We agree with defendant's argument that the judge counted defendant's prior possession conviction to both impose an extended term and to find that aggravating factor six applied, and thus, warranted a sentence at the middle, rather than the bottom of the range. Such double-counting is prohibited by the Criminal Code. State v. Vasquez, 374 N.J. Super. 252, 267 (App. Div. 2005). Therefore, we find it both proper and necessary (see State v. Jarbath, 114 N.J. 394, 410-412 (1989)), to modify the judgment to impose a five-year term with a two-and-one-half-year period of parole ineligibility.

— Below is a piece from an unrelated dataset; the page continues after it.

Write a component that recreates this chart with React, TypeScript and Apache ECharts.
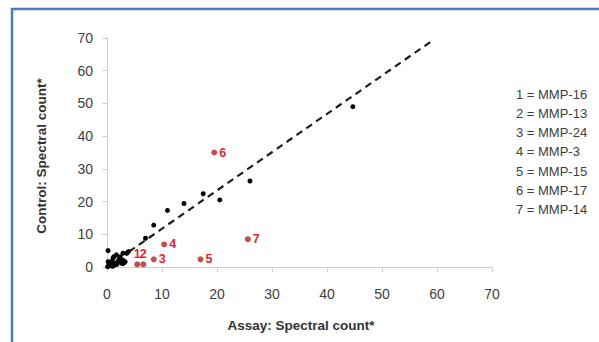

However, we reject defendant's next argument, that the court incorrectly failed to find any mitigating factors. Defendant did not provide credible evidence that his imprisonment would present a unique hardship to himself or to his dependents. Defendant is a single male with no children. Defendant's mother informed the judge that her son was an alcoholic who required medical assistance rather than prison. There was no evidence that defendant provided any meaningful financial support to his mother or other members of his family. Thus, the judge did not abuse his discretion in finding that no mitigating factors applied to defendant's sentence. State v. Bieniek, 200 N.J. 601, 609 (2010).
We also reject defendant's argument that the judge abused his discretion by failing to apply the "principles of progressive discipline." Though these principles are applicable to administrative discipline of public employees, see In re Carter, 191 N.J. 474, 483-85 (2007), our courts have not adopted such principles in criminal sentencing.
In a supplemental pro se brief, defendant also raises four additional claims of error:
A NEW TRIAL IS REQUIRED DUE TO THE TESTIMONY OF THE STATE'S WITNESS WHICH DIRECTLY COMMENTED UPON THE DEFENDANT'S CONSTITUTION[AL] RIGHT TO REMAIN SILENT; THE COURT DID NOT PROVIDE A CURATIVE INSTRUCTION.
A NEW TRIAL IS REQUIRED DUE TO THE COURT'S IMPROPER INFRINGEMENT UPON JURY DELIBERATIONS.
DEFENSE COUNSEL'S FAILURE TO FILE A MOTION TO SUPPRESS RESULTED IN A MANIFEST DENIAL OF JUSTICE.
A PROPER FOUNDATION WAS NEVER ESTABLISHED FOR THE PHOTOGRAPHS SINCE THEY FAILED TO ACCURATELY DEPICT THE SCENE.
We reject defendant's arguments because we conclude that they are without sufficient merit to warrant discussion in a written opinion. R. 2:11-3(e)(2).
Summarizing, the sentence is modified to impose a five-year term with a two-and-one-half-year period of parole ineligibility. As modified, the judgment of conviction is affirmed. The matter is remanded to the Law Division, Passaic County, for entry of a corrected judgment in accordance with this opinion.